# If These Don't Make You Feel Chipper...



## Dean_Gretsch (Oct 8, 2020)

...I don't know what will!


----------



## otherprof (Oct 8, 2020)

Just delightful! The first one has me going back and forth between the great image and the cute subject.


----------



## limr (Oct 8, 2020)

Chippies!!!!


----------



## terri (Oct 8, 2020)

OMG, adorable shots!   I agree with the Prof - the first one is very well executed.   Love that framing effect by the little curving twig.  Great work, and very fall-like.

Cute as can be.


----------



## Dean_Gretsch (Oct 8, 2020)

Thanks everyone!


----------



## SquarePeg (Oct 8, 2020)

When Princess was little she called them chick-munks


----------



## Joel Bolden (Oct 8, 2020)

That first shot is special.


----------



## limr (Oct 9, 2020)

Joel Bolden said:


> That first shot is special.



I agree.

In fact...nominated for POTM 
October 2020 POTM Nominations


----------



## Dean_Gretsch (Oct 9, 2020)

SquarePeg said:


> When Princess was little she called them chick-munks


Out of the mouths of babes 


Joel Bolden said:


> That first shot is special.


Thank you very much!


limr said:


> Joel Bolden said:
> 
> 
> > That first shot is special.
> ...



Wow. I did not see that coming, but thank you _very_ much. Quite an honor.


----------



## Photo Lady (Oct 9, 2020)

love them... i do feel chipper..


----------



## Tropicalmemories (Oct 10, 2020)

Nice images!  Really like the first one.

There are lots of these little fellas running around the trees and along the overhead cables where I live - they are called 'Gallork' here.  Usually too fast to photograph!


----------



## K9Kirk (Oct 10, 2020)

I feel so chipper I packed my cheeks with chips! Potato chips, not chipmunks.

Nice set, #1 is my fav.


----------



## Dean_Gretsch (Oct 10, 2020)

Photo Lady said:


> love them... i do feel chipper..


Good, and you didn't even have to pay an office visit fee!


Tropicalmemories said:


> Nice images!  Really like the first one.
> 
> There are lots of these little fellas running around the trees and along the overhead cables where I live - they are called 'Gallork' here.  Usually too fast to photograph!

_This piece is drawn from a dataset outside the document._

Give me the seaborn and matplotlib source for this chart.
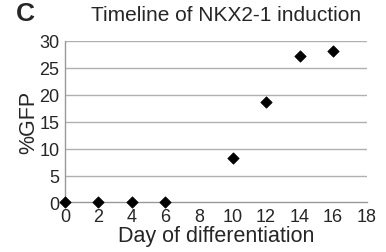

Thank you much. I learned a new word without Mavis Bacon too!


K9Kirk said:


> I feel so chipper I packed my cheeks with chips! Potato chips, not chipmunks.
> 
> Nice set, #1 is my fav.


Thanks much. I just wish #1 had been in sunlight instead of forest shade. I had to work extra in edit.


----------



## K9Kirk (Oct 10, 2020)

I get a lot of shots of animals in the shade and it's hard to know just which way to go with the light sometimes. A hair too much and it doesn't look natural and then there's the noise to contend with.


----------



## CherylL (Oct 10, 2020)

We have a few that dig up the flowers.  Found a wet dead one in the living room a few years ago.


----------



## John Fantastic (Oct 11, 2020)

Beautiful !!


----------